What the task requires> An exact copy of all the data is required, with pictures left out.
○ ○ ○ ○ ○
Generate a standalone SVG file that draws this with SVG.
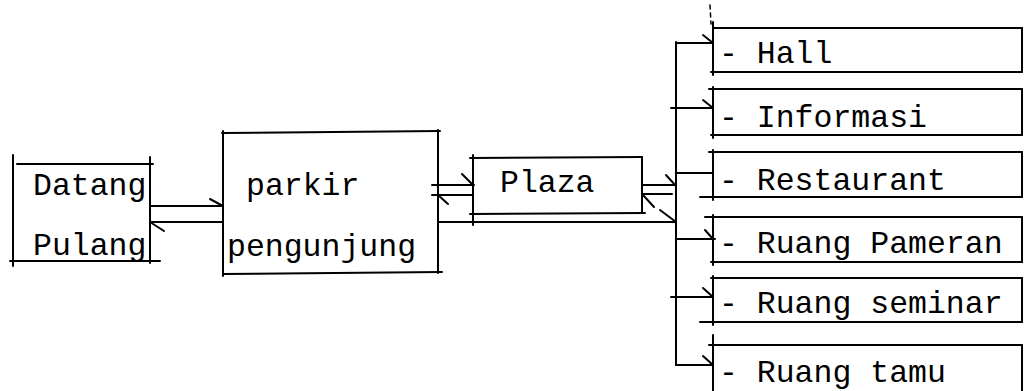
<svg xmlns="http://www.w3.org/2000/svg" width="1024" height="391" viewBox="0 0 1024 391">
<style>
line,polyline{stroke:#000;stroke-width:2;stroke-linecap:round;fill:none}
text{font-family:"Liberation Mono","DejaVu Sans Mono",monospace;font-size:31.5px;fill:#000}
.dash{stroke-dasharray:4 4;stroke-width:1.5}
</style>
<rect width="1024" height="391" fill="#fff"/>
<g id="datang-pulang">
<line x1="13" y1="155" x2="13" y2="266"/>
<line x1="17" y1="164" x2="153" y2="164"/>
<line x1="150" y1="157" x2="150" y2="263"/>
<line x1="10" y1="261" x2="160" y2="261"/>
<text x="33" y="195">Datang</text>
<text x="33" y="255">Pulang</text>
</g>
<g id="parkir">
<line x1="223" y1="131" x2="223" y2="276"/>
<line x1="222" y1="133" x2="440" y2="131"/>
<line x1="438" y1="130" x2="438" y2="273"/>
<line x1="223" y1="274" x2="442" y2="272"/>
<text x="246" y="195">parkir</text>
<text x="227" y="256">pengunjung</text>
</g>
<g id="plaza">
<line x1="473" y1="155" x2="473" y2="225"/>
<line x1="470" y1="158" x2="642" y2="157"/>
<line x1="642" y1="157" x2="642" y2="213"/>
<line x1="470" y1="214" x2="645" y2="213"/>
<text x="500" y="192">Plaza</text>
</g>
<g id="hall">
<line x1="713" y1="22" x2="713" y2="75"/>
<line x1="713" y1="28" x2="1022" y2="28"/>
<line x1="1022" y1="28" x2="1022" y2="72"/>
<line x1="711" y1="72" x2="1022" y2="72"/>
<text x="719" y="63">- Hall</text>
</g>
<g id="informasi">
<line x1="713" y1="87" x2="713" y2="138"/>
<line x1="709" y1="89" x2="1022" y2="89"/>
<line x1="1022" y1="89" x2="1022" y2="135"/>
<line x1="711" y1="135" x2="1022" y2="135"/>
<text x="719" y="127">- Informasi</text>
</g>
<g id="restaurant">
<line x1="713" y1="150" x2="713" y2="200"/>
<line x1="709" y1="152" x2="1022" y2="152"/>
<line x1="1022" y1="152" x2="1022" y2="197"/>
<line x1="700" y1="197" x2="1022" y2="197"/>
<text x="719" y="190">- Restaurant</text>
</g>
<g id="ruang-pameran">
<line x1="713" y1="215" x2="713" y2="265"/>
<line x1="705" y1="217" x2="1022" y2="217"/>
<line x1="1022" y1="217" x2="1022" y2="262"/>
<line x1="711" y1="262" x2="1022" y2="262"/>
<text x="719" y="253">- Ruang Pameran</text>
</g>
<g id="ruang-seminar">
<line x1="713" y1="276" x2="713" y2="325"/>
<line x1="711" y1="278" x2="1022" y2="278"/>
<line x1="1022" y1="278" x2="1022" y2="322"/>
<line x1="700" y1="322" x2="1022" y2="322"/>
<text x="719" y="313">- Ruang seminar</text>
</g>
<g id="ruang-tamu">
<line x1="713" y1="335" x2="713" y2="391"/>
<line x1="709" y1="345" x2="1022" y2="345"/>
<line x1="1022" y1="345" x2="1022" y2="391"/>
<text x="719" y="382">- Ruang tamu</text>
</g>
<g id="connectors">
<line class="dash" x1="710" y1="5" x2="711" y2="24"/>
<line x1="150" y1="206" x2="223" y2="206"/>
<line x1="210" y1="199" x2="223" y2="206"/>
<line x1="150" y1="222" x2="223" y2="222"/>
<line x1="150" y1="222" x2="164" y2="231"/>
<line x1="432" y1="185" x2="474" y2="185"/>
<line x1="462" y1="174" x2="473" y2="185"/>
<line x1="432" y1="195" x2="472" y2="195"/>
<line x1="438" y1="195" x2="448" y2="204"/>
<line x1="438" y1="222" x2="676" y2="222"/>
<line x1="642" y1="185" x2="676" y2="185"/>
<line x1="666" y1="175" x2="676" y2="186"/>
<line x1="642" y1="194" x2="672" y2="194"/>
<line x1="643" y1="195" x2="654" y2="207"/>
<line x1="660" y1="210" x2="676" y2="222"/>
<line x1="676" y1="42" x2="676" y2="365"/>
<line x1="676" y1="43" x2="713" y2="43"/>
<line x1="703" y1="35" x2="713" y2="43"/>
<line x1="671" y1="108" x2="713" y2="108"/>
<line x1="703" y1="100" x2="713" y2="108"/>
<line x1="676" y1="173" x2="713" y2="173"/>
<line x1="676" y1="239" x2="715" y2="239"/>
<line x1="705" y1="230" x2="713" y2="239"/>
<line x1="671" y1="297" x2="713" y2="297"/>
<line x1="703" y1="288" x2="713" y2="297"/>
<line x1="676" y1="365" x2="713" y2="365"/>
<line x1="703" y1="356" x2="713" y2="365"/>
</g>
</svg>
○ ○ ○ ○ ○
Response below>
Generate a standalone SVG file that draws this with SVG.
<svg xmlns="http://www.w3.org/2000/svg" width="1024" height="391" viewBox="0 0 1024 391">
<style>
line,polyline{stroke:#000;stroke-width:2;stroke-linecap:round;fill:none}
text{font-family:"Liberation Mono","DejaVu Sans Mono",monospace;font-size:31.5px;fill:#000}
.dash{stroke-dasharray:4 4;stroke-width:1.5}
</style>
<rect width="1024" height="391" fill="#fff"/>
<g id="datang-pulang">
<line x1="13" y1="155" x2="13" y2="266"/>
<line x1="17" y1="164" x2="153" y2="164"/>
<line x1="150" y1="157" x2="150" y2="263"/>
<line x1="10" y1="261" x2="160" y2="261"/>
<text x="33" y="195">Datang</text>
<text x="33" y="255">Pulang</text>
</g>
<g id="parkir">
<line x1="223" y1="131" x2="223" y2="276"/>
<line x1="222" y1="133" x2="440" y2="131"/>
<line x1="438" y1="130" x2="438" y2="273"/>
<line x1="223" y1="274" x2="442" y2="272"/>
<text x="246" y="195">parkir</text>
<text x="227" y="256">pengunjung</text>
</g>
<g id="plaza">
<line x1="473" y1="155" x2="473" y2="225"/>
<line x1="470" y1="158" x2="642" y2="157"/>
<line x1="642" y1="157" x2="642" y2="213"/>
<line x1="470" y1="214" x2="645" y2="213"/>
<text x="500" y="192">Plaza</text>
</g>
<g id="hall">
<line x1="713" y1="22" x2="713" y2="75"/>
<line x1="713" y1="28" x2="1022" y2="28"/>
<line x1="1022" y1="28" x2="1022" y2="72"/>
<line x1="711" y1="72" x2="1022" y2="72"/>
<text x="719" y="63">- Hall</text>
</g>
<g id="informasi">
<line x1="713" y1="87" x2="713" y2="138"/>
<line x1="709" y1="89" x2="1022" y2="89"/>
<line x1="1022" y1="89" x2="1022" y2="135"/>
<line x1="711" y1="135" x2="1022" y2="135"/>
<text x="719" y="127">- Informasi</text>
</g>
<g id="restaurant">
<line x1="713" y1="150" x2="713" y2="200"/>
<line x1="709" y1="152" x2="1022" y2="152"/>
<line x1="1022" y1="152" x2="1022" y2="197"/>
<line x1="700" y1="197" x2="1022" y2="197"/>
<text x="719" y="190">- Restaurant</text>
</g>
<g id="ruang-pameran">
<line x1="713" y1="215" x2="713" y2="265"/>
<line x1="705" y1="217" x2="1022" y2="217"/>
<line x1="1022" y1="217" x2="1022" y2="262"/>
<line x1="711" y1="262" x2="1022" y2="262"/>
<text x="719" y="253">- Ruang Pameran</text>
</g>
<g id="ruang-seminar">
<line x1="713" y1="276" x2="713" y2="325"/>
<line x1="711" y1="278" x2="1022" y2="278"/>
<line x1="1022" y1="278" x2="1022" y2="322"/>
<line x1="700" y1="322" x2="1022" y2="322"/>
<text x="719" y="313">- Ruang seminar</text>
</g>
<g id="ruang-tamu">
<line x1="713" y1="335" x2="713" y2="391"/>
<line x1="709" y1="345" x2="1022" y2="345"/>
<line x1="1022" y1="345" x2="1022" y2="391"/>
<text x="719" y="382">- Ruang tamu</text>
</g>
<g id="connectors">
<line class="dash" x1="710" y1="5" x2="711" y2="24"/>
<line x1="150" y1="206" x2="223" y2="206"/>
<line x1="210" y1="199" x2="223" y2="206"/>
<line x1="150" y1="222" x2="223" y2="222"/>
<line x1="150" y1="222" x2="164" y2="231"/>
<line x1="432" y1="185" x2="474" y2="185"/>
<line x1="462" y1="174" x2="473" y2="185"/>
<line x1="432" y1="195" x2="472" y2="195"/>
<line x1="438" y1="195" x2="448" y2="204"/>
<line x1="438" y1="222" x2="676" y2="222"/>
<line x1="642" y1="185" x2="676" y2="185"/>
<line x1="666" y1="175" x2="676" y2="186"/>
<line x1="642" y1="194" x2="672" y2="194"/>
<line x1="643" y1="195" x2="654" y2="207"/>
<line x1="660" y1="210" x2="676" y2="222"/>
<line x1="676" y1="42" x2="676" y2="365"/>
<line x1="676" y1="43" x2="713" y2="43"/>
<line x1="703" y1="35" x2="713" y2="43"/>
<line x1="671" y1="108" x2="713" y2="108"/>
<line x1="703" y1="100" x2="713" y2="108"/>
<line x1="676" y1="173" x2="713" y2="173"/>
<line x1="676" y1="239" x2="715" y2="239"/>
<line x1="705" y1="230" x2="713" y2="239"/>
<line x1="671" y1="297" x2="713" y2="297"/>
<line x1="703" y1="288" x2="713" y2="297"/>
<line x1="676" y1="365" x2="713" y2="365"/>
<line x1="703" y1="356" x2="713" y2="365"/>
</g>
</svg>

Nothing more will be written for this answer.